Supreme Court Grants FTLF Petition for Certiorari

This week the Supreme Court agreed to review a Ninth Circuit decision that Public Health Service (PHS) personnel are subject to personal liability for their actions taken within the scope of employment. This past June, Feldesman Tucker had asked the Supreme Court to review and overturn the decision below on behalf of the former Director of the Division of Immigration Health Services and three other PHS personnel.

PHS personnel provide medical care to underserved areas, immigration detainees, federal prisoners, Native Americans, Alaska Natives, and the Coast Guard. They serve throughout the United States (and even in foreign countries such as Iraq and Afghanistan).
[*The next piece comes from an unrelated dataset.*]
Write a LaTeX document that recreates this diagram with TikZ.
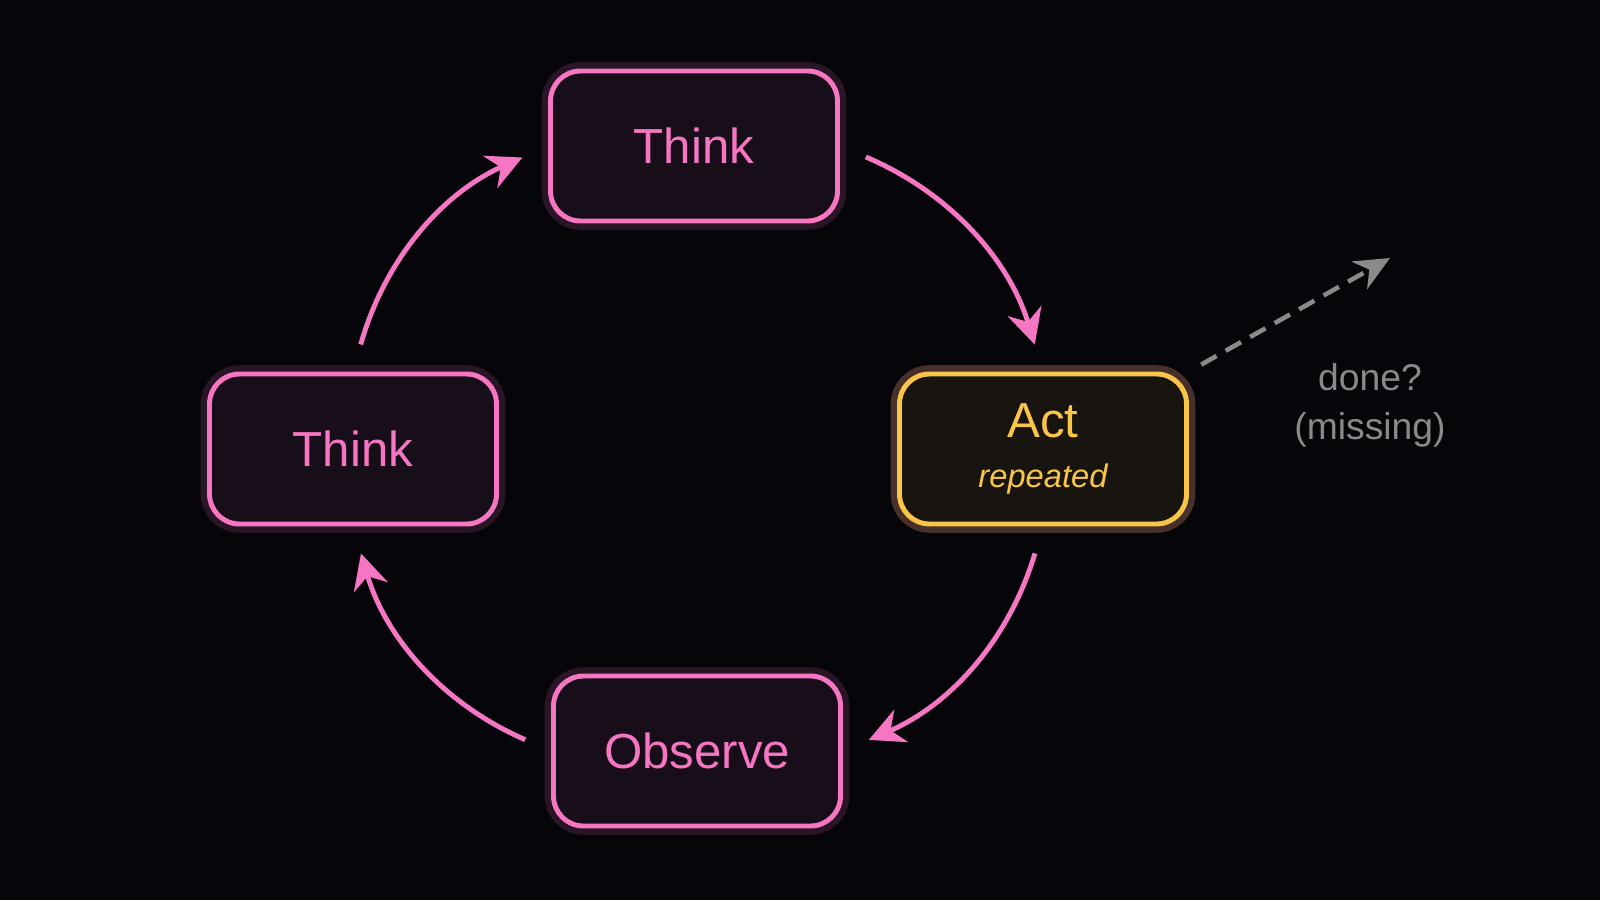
\documentclass[tikz,border=0pt]{standalone}
\usepackage{fontspec}
\setmainfont{Liberation Sans}
\usetikzlibrary{arrows.meta}
\definecolor{loopPink}{HTML}{F776C4}
\definecolor{actGold}{HTML}{F8C549}
\definecolor{bgDark}{HTML}{05050A}
\definecolor{doneGray}{HTML}{8A8A8A}
\begin{document}
\begin{tikzpicture}[
		stage/.style={
			draw=loopPink,
			line width=1.4pt,
			fill=loopPink!8!bgDark,
			text=loopPink,
			rounded corners=0.3cm,
			minimum height=1.5cm,
			minimum width=2.87cm,
			font=\fontsize{14}{16}\selectfont,
			preaction={draw=loopPink, line width=5pt, opacity=0.15}},
			act/.style={
			stage,
			draw=actGold,
			fill=actGold!8!bgDark,
			text=actGold,
			align=center,
			preaction={draw=actGold, line width=5pt, opacity=0.15}},
			flow/.style={
			draw=loopPink,
			line width=1.4pt,
			-{Stealth[length=10pt,width=10pt]},
			shorten <=8pt,
			shorten >=8pt}]

		\fill[bgDark] (0,0) rectangle (16,9);

		\node (thinkTop) [stage] at (6.94,7.54) {Think};
		\node (thinkLeft) [stage] at (3.53,4.51) {Think};
		\node (act) [act] at (10.43,4.51) {Act\\[-2pt]{\fontsize{9.3}{11}\selectfont\itshape repeated}};
		\node (observe) [stage] at (6.97,1.49) {Observe};

		\draw [flow] (thinkTop.east) to[bend left=25] (act.north);
		\draw [flow] (act.south) to[bend left=25] (observe.east);
		\draw [flow] (observe.west) to[bend left=25] (thinkLeft.south);
		\draw [flow] (thinkLeft.north) to[bend left=25] (thinkTop.west);

		\coordinate (doneTip) at (13.9,6.42);
		\draw [doneGray, line width=1.3pt, dash pattern=on 5pt off 3pt, -{Stealth[length=10pt,width=9pt]}, shorten <=4pt] (act.north east) -- (doneTip);
		\node (done) [text=doneGray, align=center, font=\fontsize{10.6}{14}\selectfont] at (13.7,4.95) {done?\\(missing)};
	\end{tikzpicture}
\end{document}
PHS's Commissioned Corps is a uniformed service organized along military lines and staffedby officers with military rank equivalents.

The Firm's petition urged the Supreme Court to review the decision below because it misapplies Supreme Court caselaw and conflicts with decisions of the "Second, Third, Fourth, Fifth and Sixth Circuits and, until this case, the Ninth" and because it "raises an important and obviously recurring issue that, because of the nature of the PHS, specially calls for a uniform national rule."

The Feldesman Tucker team includes Partners Matthew S. Freedus, Eugene R. Fidell, Cary M. Feldman, Robert A. Graham, and Associate Grace Culley.